Mas, além de referências na construção de um grande negócio, Geraldo e Mariano têm potencial também de serem grandes exemplos para o Brasil. A visão de futuro dos dois é tão clara que é capaz de mudar a régua de ambição de qualquer negócio nascido hoje. 

Mariano Gomide

“Nós queremos que o mundo admire o Brasil pela soluções que somos capazes de criar.”

Por essa combinação única de grande negócio e grandes empreendedores, os dois foram reconhecidos, em abril, como os mais novos Empreendedores Endeavor. O simbolismo da seleção esteve presente, inclusive, no formato do evento. Há mais de 20 anos, a Endeavor realiza o último painel do processo seletivo em um dos 35 países nos quais está presente. Mas, em resposta ao distanciamento social, o 93º International Selection Panel foi, pela primeira vez, virtual.
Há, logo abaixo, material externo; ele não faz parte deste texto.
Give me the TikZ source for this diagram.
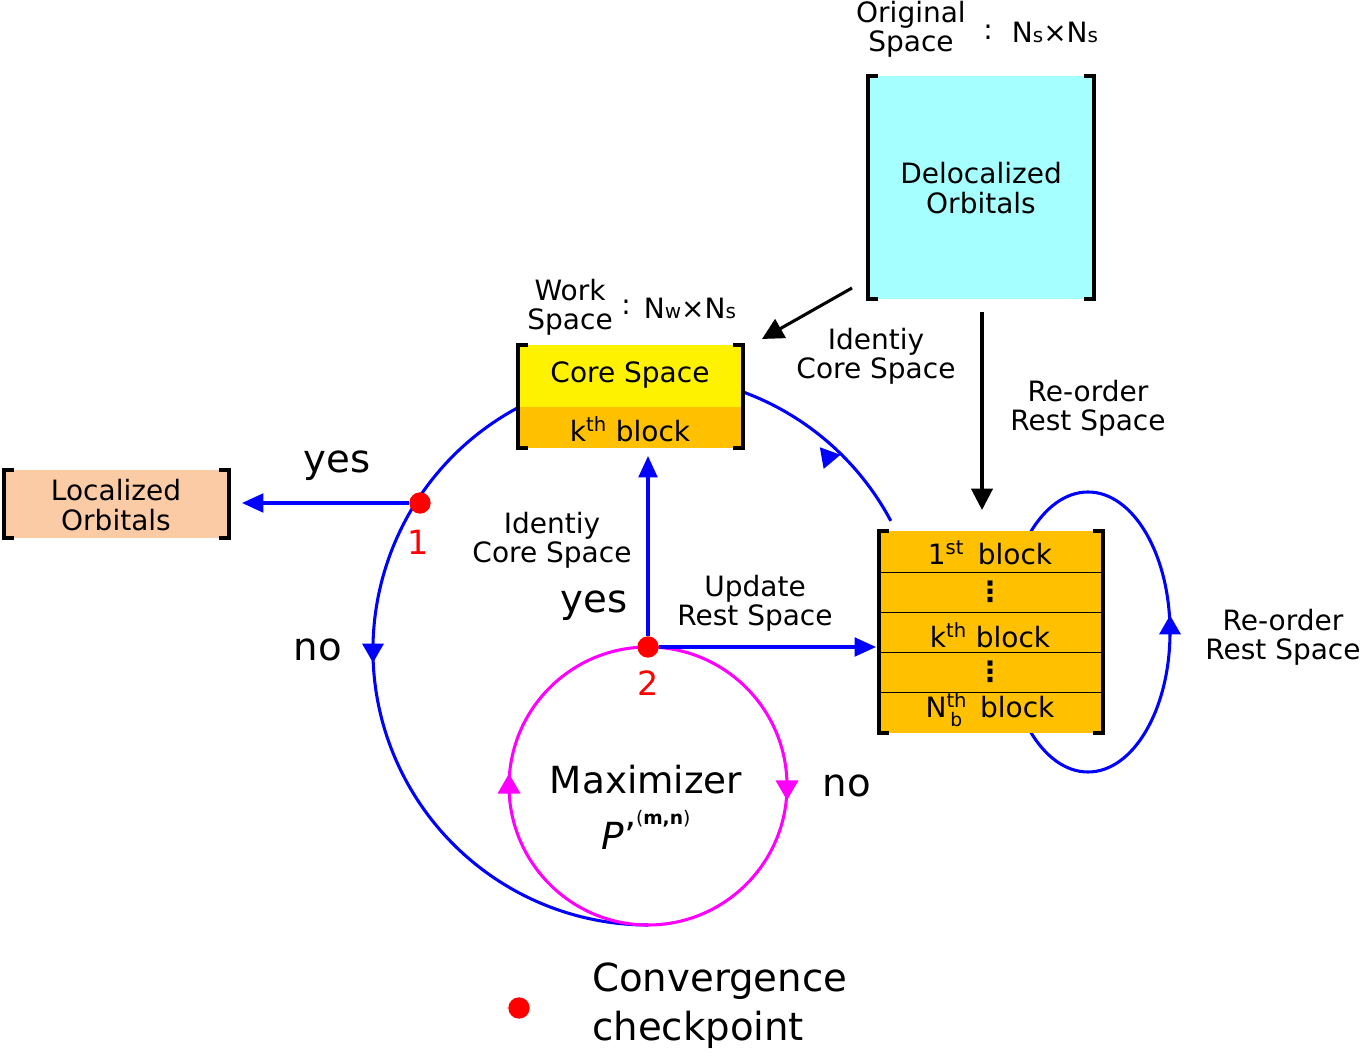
\documentclass[tikz,border=0pt]{standalone}
\usepackage{fontspec}
\setmainfont{DejaVu Sans}
\usetikzlibrary{arrows.meta,calc,shapes.geometric}
\definecolor{cyanbox}{HTML}{A6FFFF}
\definecolor{orng}{HTML}{FFC000}
\definecolor{peach}{HTML}{FBCBA5}
\definecolor{magent}{HTML}{FF00FF}
\tikzset{
  txt/.style={font=\fontsize{21}{22}\selectfont,align=center,inner sep=0pt},
  big/.style={font=\fontsize{29}{32}\selectfont,align=center,inner sep=0pt},
  blu/.style={draw=blue,line width=2.3pt},
  bluarr/.style={blu,-{Triangle[length=16pt,width=14pt]}},
  blkarr/.style={draw=black,line width=2.3pt,-{Triangle[length=16pt,width=16pt]}},
  tri/.style={fill=#1,draw=none,regular polygon,regular polygon sides=3,minimum size=20pt,inner sep=0pt},
  brk/.style={line width=3pt},
  dot/.style={circle,fill=red,minimum size=16pt,inner sep=0pt}
}
\newcommand{\brackets}[4]{%
  \draw[brk] (#1+10,#4) -- (#1,#4) -- (#1,#2) -- (#1+10,#2);
  \draw[brk] (#3-10,#4) -- (#3,#4) -- (#3,#2) -- (#3-10,#2);}
\begin{document}
\begin{tikzpicture}[x=0.75pt,y=0.75pt]
\useasboundingbox (0,0) rectangle (1370,1053);
\coordinate (bc) at (648,403);
\draw[blu] ($(bc)+(28:275)$) arc (28:72:275);
\draw[blu] ($(bc)+(116:275)$) arc (116:270:275);
\draw[blu] (1088,421) ellipse (82 and 140);
\draw[draw=magent,line width=2.3pt] (648,267) circle (139);
\node[tri=blue,shape border rotate=180,minimum size=19pt] at (373,403) {};
\node[tri=blue,shape border rotate=40,minimum size=19pt] at (828,596) {};
\node[tri=blue,minimum size=19pt] at (1170,425) {};
\node[tri=magent,shape border rotate=180] at (787,266) {};
\node[tri=magent] at (509,266) {};
% original
\fill[cyanbox] (868,754) rectangle (1094,977);
\brackets{868}{754}{1094}{977}
\node[txt] (deloc) at (981,865) {Delocalized\\Orbitals};
\node[txt,anchor=east] (orig) at (966,1024) {Original\\Space};
\node[txt] at (988,1021) {:};
\node[txt] (ns) at (1055,1021) {N{\fontsize{15}{15}\selectfont s}×N{\fontsize{15}{15}\selectfont s}};
% work
\fill[yellow] (518,646) rectangle (743,708);
\fill[orng] (518,605) rectangle (743,646);
\brackets{518}{605}{743}{708}
\node[txt] (core) at (630,678) {Core Space};
\node[txt] (kb) at (630,624) {k\textsuperscript{th} block};
\node[txt,anchor=east] (work) at (613,746) {Work\\Space};
\node[txt] at (626,746) {:};
\node[txt] (nw) at (690,745) {N{\fontsize{15}{15}\selectfont w}×N{\fontsize{15}{15}\selectfont s}};
% localized
\fill[peach] (4,515) rectangle (229,583);
\brackets{4}{515}{229}{583}
\node[txt] (loc) at (116,548) {Localized\\Orbitals};
% rest
\fill[orng] (879,320) rectangle (1103,522);
\foreach \y in {481,441,401,361} \draw[line width=0.6pt] (879,\y) -- (1103,\y);
\brackets{879}{320}{1103}{522}
\node[txt] at (990,500) {1\textsuperscript{st}\, block};
\node[txt] at (990,461) {\textbf{⋮}};
\node[txt] at (990,418) {k\textsuperscript{th} block};
\node[txt] at (990,381) {\textbf{⋮}};
\node[txt] at (990,343) {N\textsuperscript{th}\kern-1.1ex\raisebox{-0.6ex}{\fontsize{14}{14}\selectfont b}\ \ block};
% black arrows
\coordinate (a1) at (852,765); \coordinate (a2) at (762,714);
\draw[blkarr] (a1) -- (a2);
\coordinate (b1) at (982,741); \coordinate (b2) at (982,543);
\draw[blkarr] (b1) -- (b2);
\node[txt] at (876,697) {Identiy\\Core Space};
\node[txt] at (1088,645) {Re-order\\Rest Space};
% checkpoints
\node[dot] (c1) at (420,550) {};
\node[dot] (c2) at (648,406) {};
\coordinate (l1) at (242,550);
\draw[bluarr] (c1) -- (l1);
\coordinate (u2) at (648,597);
\draw[bluarr] (c2) -- (u2);
\coordinate (r2) at (876,406);
\draw[bluarr] (c2) -- (r2);
\node[font=\fontsize{25}{25}\selectfont,text=red] at (418,511) {1};
\node[font=\fontsize{25}{25}\selectfont,text=red] at (648,370) {2};
\node[big] at (337,587) {yes};
\node[big] at (318,403) {no};
\node[txt] at (552,513) {Identiy\\Core Space};
\node[big] at (594,447) {yes};
\node[txt] at (755,450) {Update\\Rest Space};
\node[big] at (847,267) {no};
\node[txt] at (1283,416) {Re-order\\Rest Space};
\node[font=\fontsize{28}{30}\selectfont] at (646,273) {Maximizer};
\node[font=\fontsize{28}{30}\selectfont] at (646,223) {\itshape P\upshape'\raisebox{1.2ex}{\fontsize{14}{14}\selectfont(\textbf{m,n})}};
\node[dot] (leg) at (519,45) {};
\node[big,align=left,anchor=west,font=\fontsize{29}{37}\selectfont] at (592,47) {Convergence\\checkpoint};
\end{tikzpicture}
\end{document}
Agora, como parte da maior plataforma de crescimento e giveback para empreendedores do mundo, os dois têm, por um lado, suporte nesse próximo passo da expansão, mas, também, espaço para contribuir com o ecossistema por meio de mentorias que aceleram o crescimento de uma nova geração de scale-ups, com desafios semelhantes ao que já enfrentaram antes.

O negócio de uma vida

Não é possível capturar a essência que existe em histórias assim, de resiliência, sonho e clareza da visão, se olharmos pelo retrovisor do ponto em que estamos. Quando já existem números e evidências que comprovam o sucesso do que foi construído, é mais fácil acreditar que as decisões tomadas no passado foram as melhores. 

Mas, no processo de “fazer parte da formação de algo”, sobram dúvidas e falta solidez embaixo dos pés. Nesse momento, há somente uma convicção quase irracional, como contam os empreendedores, e uma capacidade de se ver no futuro com tamanha clareza que o esforço ganha uma nova dimensão. Essa é a diferença, portanto, de construir um negócio ou uma história de vida.

“O que são alguns anos dando errado, se você tem certeza de que vai fazer uma empresa de software global? Em algum momento, você vai olhar para trás e ter uma realização feita. Então não é um tempo grande. É isso que vale a jornada.”